• **STATED TASK**
Repeat exactly, please, the lines that begin at the start of the listing and end at the line holding "import plotly.graph_objects as go".

(Records with drawing code)
————

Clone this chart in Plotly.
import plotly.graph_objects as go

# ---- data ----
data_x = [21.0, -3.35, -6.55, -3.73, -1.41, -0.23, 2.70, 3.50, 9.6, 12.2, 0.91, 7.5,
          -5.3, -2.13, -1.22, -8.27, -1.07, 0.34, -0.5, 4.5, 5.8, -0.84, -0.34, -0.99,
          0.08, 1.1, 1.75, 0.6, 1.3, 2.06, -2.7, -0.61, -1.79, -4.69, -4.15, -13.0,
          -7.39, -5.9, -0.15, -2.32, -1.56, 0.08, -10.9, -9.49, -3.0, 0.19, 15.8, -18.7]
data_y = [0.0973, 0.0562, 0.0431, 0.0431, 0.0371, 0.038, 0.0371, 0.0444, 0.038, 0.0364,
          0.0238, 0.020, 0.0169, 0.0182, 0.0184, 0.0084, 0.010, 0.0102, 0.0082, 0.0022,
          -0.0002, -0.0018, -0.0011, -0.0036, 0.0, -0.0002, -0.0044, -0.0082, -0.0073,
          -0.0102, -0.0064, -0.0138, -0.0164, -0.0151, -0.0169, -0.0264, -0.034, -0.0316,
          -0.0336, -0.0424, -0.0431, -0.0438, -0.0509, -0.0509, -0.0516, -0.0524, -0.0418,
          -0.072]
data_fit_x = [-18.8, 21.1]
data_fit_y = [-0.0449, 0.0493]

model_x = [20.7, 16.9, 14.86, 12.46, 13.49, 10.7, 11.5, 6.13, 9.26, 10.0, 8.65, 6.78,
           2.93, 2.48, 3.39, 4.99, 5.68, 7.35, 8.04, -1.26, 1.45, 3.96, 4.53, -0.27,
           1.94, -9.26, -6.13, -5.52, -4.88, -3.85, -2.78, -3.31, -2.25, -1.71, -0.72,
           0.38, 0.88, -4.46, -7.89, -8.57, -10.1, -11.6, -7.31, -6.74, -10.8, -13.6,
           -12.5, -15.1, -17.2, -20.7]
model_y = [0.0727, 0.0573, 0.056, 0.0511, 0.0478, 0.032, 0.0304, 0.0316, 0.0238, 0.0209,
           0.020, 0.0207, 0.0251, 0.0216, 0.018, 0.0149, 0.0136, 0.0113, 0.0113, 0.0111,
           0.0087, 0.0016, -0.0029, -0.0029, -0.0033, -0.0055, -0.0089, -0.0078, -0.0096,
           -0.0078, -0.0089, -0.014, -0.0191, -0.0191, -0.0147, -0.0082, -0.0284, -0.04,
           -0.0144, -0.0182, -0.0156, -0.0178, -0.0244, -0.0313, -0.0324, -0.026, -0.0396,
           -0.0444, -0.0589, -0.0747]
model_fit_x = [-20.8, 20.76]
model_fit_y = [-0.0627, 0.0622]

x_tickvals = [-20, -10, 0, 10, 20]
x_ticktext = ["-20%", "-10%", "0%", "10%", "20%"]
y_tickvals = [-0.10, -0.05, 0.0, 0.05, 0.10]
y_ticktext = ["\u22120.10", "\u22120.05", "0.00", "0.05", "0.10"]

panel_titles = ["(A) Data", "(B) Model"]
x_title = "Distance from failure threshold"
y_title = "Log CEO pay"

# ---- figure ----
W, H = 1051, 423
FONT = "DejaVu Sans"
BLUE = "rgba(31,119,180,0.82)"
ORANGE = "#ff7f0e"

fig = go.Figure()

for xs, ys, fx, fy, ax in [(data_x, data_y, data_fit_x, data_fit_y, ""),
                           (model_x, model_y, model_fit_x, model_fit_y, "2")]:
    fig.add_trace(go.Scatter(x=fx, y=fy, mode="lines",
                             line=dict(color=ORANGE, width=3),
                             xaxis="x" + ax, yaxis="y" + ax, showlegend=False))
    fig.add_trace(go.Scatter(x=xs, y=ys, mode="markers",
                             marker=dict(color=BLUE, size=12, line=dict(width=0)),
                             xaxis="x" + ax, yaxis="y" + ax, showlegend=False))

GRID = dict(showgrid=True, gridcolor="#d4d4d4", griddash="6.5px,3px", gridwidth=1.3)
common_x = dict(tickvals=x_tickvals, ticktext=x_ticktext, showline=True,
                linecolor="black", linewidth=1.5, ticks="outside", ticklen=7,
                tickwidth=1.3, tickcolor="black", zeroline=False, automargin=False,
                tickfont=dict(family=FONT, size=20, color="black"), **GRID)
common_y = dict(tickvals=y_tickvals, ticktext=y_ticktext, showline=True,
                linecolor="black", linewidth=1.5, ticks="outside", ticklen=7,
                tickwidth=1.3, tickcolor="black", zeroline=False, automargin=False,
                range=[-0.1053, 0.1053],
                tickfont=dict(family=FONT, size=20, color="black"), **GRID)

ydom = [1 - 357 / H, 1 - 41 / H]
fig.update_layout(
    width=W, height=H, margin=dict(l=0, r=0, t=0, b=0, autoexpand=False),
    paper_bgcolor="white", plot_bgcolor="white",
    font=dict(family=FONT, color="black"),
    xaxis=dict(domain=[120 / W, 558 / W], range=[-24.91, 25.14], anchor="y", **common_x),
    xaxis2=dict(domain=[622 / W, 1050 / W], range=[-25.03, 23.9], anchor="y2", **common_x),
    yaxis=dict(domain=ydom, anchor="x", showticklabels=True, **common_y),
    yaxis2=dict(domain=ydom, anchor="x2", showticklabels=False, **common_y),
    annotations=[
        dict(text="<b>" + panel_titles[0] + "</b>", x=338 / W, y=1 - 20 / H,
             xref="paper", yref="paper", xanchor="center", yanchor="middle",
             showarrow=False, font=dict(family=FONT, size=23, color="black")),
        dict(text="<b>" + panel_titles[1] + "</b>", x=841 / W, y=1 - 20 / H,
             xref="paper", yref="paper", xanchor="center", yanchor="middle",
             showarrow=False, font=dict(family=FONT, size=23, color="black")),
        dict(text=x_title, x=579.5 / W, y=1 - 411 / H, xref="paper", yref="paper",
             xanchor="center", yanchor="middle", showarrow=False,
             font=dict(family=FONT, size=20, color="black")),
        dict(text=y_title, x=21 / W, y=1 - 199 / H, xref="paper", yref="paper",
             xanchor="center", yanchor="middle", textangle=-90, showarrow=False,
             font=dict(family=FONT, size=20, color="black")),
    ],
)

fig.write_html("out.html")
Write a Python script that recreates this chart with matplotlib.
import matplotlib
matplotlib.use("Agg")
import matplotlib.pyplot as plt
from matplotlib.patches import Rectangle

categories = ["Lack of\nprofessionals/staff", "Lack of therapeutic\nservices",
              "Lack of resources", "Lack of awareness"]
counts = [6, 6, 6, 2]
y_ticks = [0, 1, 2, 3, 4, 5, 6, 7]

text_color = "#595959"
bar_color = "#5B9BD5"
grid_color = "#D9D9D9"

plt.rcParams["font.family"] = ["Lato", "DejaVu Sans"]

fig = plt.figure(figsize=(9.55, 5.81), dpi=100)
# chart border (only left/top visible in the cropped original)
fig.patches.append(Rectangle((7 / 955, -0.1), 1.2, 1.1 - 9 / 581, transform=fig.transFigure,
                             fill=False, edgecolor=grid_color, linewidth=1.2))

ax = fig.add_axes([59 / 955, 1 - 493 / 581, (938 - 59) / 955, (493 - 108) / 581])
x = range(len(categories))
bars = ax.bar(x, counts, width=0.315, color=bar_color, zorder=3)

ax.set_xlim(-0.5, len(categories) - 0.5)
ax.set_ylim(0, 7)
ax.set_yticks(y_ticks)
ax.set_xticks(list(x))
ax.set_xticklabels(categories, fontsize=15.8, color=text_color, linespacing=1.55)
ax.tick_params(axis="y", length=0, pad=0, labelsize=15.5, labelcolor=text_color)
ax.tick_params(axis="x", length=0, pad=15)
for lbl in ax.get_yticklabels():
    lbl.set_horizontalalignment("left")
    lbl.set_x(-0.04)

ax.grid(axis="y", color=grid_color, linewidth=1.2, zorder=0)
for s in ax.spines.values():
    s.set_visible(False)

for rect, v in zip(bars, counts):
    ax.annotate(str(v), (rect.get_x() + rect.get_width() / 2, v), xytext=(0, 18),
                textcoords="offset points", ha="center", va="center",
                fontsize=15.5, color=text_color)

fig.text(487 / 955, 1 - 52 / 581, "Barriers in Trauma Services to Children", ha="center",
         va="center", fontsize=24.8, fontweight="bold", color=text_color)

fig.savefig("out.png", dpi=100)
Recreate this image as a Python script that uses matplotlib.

————

• **FULL SOLUTION**
Clone this chart in Plotly.
import plotly.graph_objects as go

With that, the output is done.